-- EXERCISE AIM --
Only the lines from the start of the data to the line containing "(sptr-m2) at (54,240)", both included, should be output, exactly and without pictures.

.....

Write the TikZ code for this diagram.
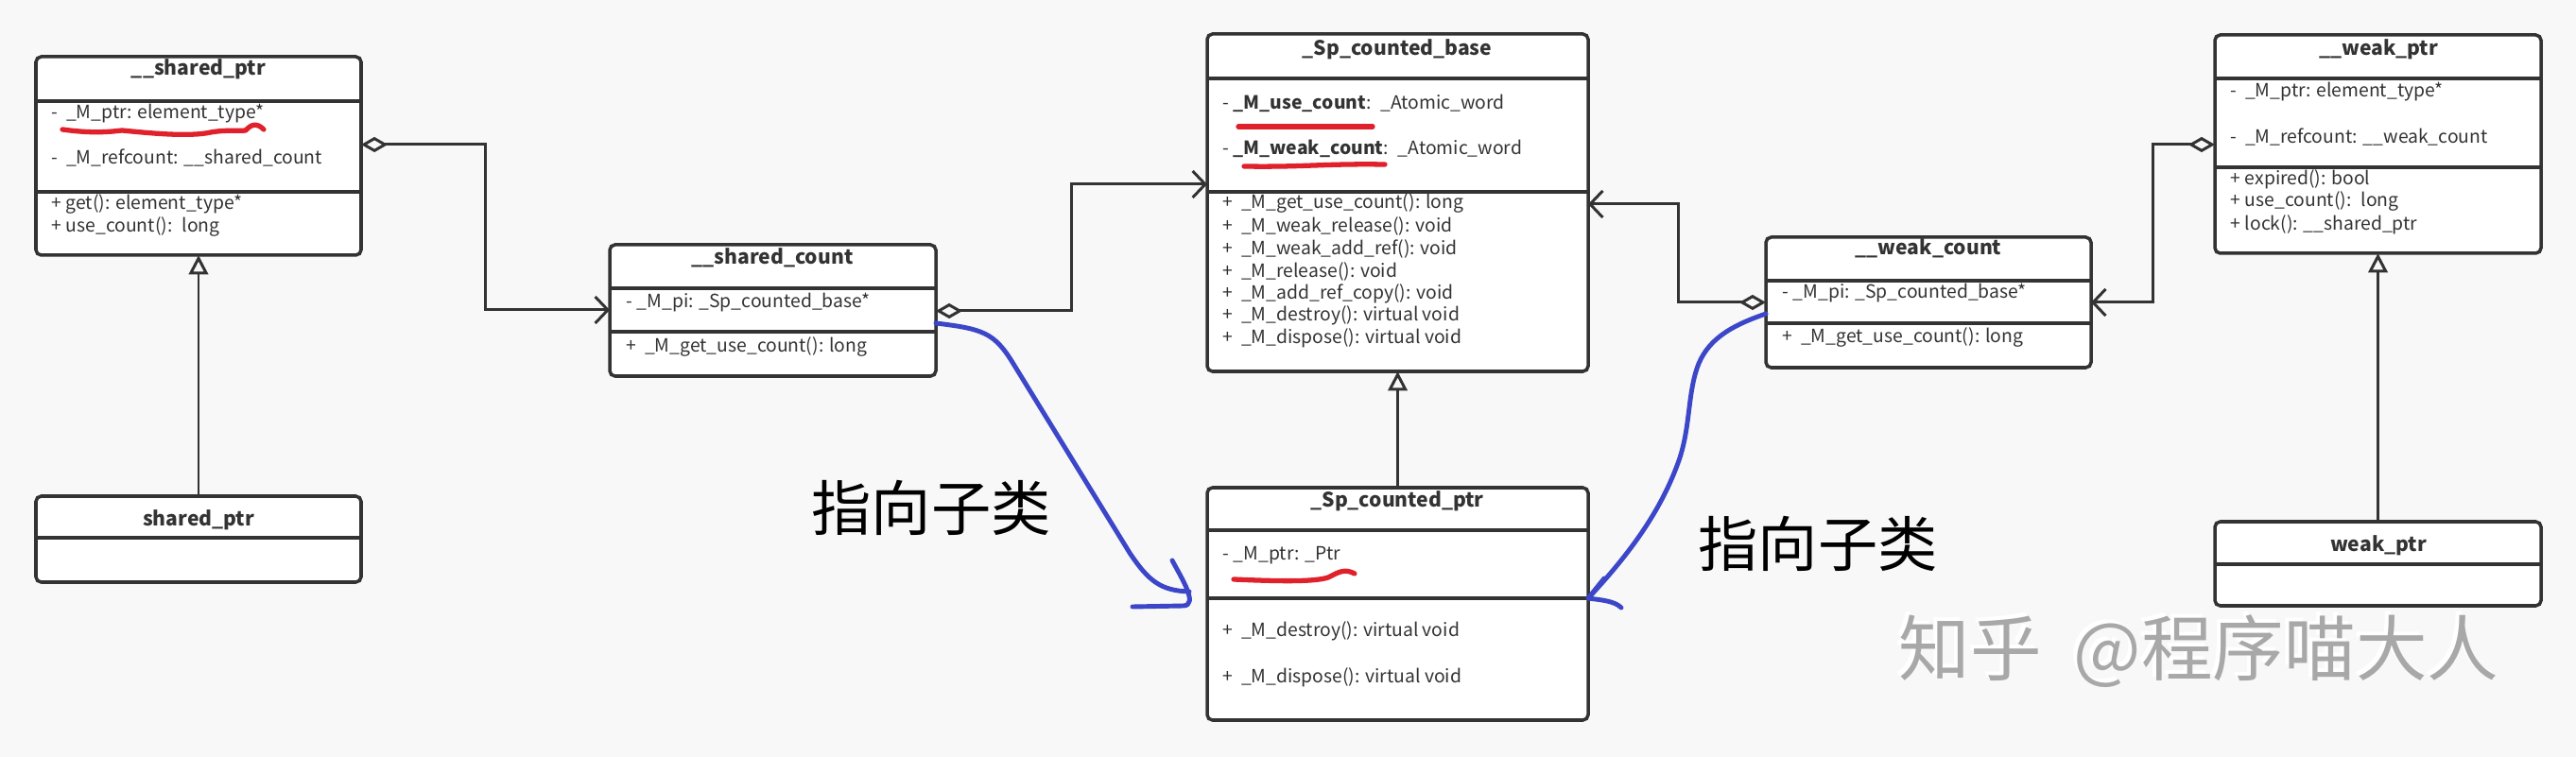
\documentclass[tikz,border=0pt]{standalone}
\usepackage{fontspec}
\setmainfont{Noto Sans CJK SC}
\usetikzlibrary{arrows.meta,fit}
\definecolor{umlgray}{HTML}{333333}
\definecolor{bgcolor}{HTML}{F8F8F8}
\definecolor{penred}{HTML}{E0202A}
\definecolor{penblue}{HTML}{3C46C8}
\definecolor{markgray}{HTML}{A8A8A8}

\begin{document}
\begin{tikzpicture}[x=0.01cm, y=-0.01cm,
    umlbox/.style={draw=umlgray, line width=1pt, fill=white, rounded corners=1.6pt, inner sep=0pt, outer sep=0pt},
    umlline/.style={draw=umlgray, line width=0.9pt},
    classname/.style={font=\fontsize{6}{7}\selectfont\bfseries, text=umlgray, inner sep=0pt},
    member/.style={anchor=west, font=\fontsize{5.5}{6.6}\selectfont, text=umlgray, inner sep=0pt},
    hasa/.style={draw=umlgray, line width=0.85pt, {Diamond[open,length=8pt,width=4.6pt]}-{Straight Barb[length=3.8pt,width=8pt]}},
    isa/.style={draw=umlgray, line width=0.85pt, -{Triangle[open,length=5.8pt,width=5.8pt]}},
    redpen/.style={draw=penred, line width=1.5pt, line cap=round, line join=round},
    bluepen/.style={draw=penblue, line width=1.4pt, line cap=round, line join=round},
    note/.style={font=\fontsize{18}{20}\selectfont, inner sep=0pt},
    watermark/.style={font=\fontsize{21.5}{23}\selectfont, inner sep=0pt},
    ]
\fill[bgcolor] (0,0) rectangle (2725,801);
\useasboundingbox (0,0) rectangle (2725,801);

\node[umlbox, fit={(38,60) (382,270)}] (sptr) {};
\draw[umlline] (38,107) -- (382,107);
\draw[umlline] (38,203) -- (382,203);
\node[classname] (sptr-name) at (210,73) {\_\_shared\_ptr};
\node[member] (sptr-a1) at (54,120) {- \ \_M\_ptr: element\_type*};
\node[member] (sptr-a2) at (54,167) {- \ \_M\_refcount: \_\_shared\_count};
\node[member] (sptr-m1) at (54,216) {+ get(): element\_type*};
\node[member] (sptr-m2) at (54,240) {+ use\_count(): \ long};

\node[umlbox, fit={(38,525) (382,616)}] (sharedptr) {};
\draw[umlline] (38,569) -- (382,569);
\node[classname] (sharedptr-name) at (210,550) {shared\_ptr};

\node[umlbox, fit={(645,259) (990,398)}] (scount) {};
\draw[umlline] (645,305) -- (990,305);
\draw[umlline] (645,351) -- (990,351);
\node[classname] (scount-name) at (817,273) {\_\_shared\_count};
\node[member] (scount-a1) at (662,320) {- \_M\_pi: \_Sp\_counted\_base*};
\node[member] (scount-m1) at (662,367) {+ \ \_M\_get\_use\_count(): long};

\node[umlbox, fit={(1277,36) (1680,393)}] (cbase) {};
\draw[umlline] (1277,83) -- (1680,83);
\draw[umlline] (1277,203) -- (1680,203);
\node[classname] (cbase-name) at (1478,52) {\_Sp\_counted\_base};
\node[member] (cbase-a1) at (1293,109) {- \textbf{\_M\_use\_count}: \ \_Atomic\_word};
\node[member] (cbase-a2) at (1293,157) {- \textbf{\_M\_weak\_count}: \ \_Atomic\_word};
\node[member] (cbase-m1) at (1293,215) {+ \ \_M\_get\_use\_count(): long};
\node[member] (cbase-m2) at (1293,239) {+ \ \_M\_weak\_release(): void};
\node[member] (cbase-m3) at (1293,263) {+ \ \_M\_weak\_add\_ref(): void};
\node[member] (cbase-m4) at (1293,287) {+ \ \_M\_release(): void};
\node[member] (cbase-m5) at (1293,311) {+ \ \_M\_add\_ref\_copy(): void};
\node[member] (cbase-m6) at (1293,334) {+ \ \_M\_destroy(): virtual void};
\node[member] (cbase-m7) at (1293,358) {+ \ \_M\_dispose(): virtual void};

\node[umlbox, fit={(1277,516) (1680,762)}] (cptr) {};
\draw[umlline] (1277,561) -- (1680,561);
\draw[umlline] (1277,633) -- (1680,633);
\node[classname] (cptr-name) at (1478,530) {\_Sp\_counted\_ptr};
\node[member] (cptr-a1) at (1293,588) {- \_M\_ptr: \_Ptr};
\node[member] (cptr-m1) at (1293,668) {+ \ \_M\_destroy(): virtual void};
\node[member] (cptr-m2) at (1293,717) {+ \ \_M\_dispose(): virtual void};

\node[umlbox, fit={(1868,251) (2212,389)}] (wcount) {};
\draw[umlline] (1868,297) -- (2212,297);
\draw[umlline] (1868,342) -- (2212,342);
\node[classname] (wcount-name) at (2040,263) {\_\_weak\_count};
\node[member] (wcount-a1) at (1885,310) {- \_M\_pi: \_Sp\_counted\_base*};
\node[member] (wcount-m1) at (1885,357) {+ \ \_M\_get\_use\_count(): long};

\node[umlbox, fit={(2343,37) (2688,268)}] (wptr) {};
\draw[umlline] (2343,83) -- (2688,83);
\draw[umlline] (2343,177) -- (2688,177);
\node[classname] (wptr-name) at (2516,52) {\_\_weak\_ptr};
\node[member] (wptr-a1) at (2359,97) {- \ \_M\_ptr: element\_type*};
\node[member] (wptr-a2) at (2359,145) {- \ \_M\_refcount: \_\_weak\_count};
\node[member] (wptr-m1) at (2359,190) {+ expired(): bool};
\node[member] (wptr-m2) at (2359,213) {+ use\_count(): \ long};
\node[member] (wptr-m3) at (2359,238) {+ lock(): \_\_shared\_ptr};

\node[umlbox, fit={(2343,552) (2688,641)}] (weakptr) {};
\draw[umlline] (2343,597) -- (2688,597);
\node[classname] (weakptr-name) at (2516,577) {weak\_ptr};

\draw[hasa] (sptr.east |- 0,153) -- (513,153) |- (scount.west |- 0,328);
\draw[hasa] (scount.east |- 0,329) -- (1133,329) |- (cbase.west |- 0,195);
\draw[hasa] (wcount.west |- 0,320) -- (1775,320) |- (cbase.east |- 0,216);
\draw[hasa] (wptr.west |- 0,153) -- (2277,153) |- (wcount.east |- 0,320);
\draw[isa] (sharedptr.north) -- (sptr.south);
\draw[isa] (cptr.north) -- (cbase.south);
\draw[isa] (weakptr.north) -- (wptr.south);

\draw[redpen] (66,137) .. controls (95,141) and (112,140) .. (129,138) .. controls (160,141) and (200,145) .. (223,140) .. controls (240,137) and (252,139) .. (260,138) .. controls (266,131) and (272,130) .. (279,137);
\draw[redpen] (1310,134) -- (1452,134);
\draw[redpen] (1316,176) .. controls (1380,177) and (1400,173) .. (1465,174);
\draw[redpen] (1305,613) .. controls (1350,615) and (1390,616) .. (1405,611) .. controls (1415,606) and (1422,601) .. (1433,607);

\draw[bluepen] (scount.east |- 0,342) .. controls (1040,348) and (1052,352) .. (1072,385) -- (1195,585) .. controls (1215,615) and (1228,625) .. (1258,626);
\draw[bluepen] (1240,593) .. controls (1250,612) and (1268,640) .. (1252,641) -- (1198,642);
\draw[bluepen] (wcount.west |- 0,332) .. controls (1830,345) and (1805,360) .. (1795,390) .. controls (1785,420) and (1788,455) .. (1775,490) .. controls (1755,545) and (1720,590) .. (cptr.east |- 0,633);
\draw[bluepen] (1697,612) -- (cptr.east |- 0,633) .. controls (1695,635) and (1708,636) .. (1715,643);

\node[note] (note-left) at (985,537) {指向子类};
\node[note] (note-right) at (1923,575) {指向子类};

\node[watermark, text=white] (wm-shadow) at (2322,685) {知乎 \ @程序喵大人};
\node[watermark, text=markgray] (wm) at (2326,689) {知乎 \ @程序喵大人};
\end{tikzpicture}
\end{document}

.....

-- REPLY --
Write the TikZ code for this diagram.
\documentclass[tikz,border=0pt]{standalone}
\usepackage{fontspec}
\setmainfont{Noto Sans CJK SC}
\usetikzlibrary{arrows.meta,fit}
\definecolor{umlgray}{HTML}{333333}
\definecolor{bgcolor}{HTML}{F8F8F8}
\definecolor{penred}{HTML}{E0202A}
\definecolor{penblue}{HTML}{3C46C8}
\definecolor{markgray}{HTML}{A8A8A8}

\begin{document}
\begin{tikzpicture}[x=0.01cm, y=-0.01cm,
    umlbox/.style={draw=umlgray, line width=1pt, fill=white, rounded corners=1.6pt, inner sep=0pt, outer sep=0pt},
    umlline/.style={draw=umlgray, line width=0.9pt},
    classname/.style={font=\fontsize{6}{7}\selectfont\bfseries, text=umlgray, inner sep=0pt},
    member/.style={anchor=west, font=\fontsize{5.5}{6.6}\selectfont, text=umlgray, inner sep=0pt},
    hasa/.style={draw=umlgray, line width=0.85pt, {Diamond[open,length=8pt,width=4.6pt]}-{Straight Barb[length=3.8pt,width=8pt]}},
    isa/.style={draw=umlgray, line width=0.85pt, -{Triangle[open,length=5.8pt,width=5.8pt]}},
    redpen/.style={draw=penred, line width=1.5pt, line cap=round, line join=round},
    bluepen/.style={draw=penblue, line width=1.4pt, line cap=round, line join=round},
    note/.style={font=\fontsize{18}{20}\selectfont, inner sep=0pt},
    watermark/.style={font=\fontsize{21.5}{23}\selectfont, inner sep=0pt},
    ]
\fill[bgcolor] (0,0) rectangle (2725,801);
\useasboundingbox (0,0) rectangle (2725,801);

\node[umlbox, fit={(38,60) (382,270)}] (sptr) {};
\draw[umlline] (38,107) -- (382,107);
\draw[umlline] (38,203) -- (382,203);
\node[classname] (sptr-name) at (210,73) {\_\_shared\_ptr};
\node[member] (sptr-a1) at (54,120) {- \ \_M\_ptr: element\_type*};
\node[member] (sptr-a2) at (54,167) {- \ \_M\_refcount: \_\_shared\_count};
\node[member] (sptr-m1) at (54,216) {+ get(): element\_type*};
\node[member] (sptr-m2) at (54,240) {+ use\_count(): \ long};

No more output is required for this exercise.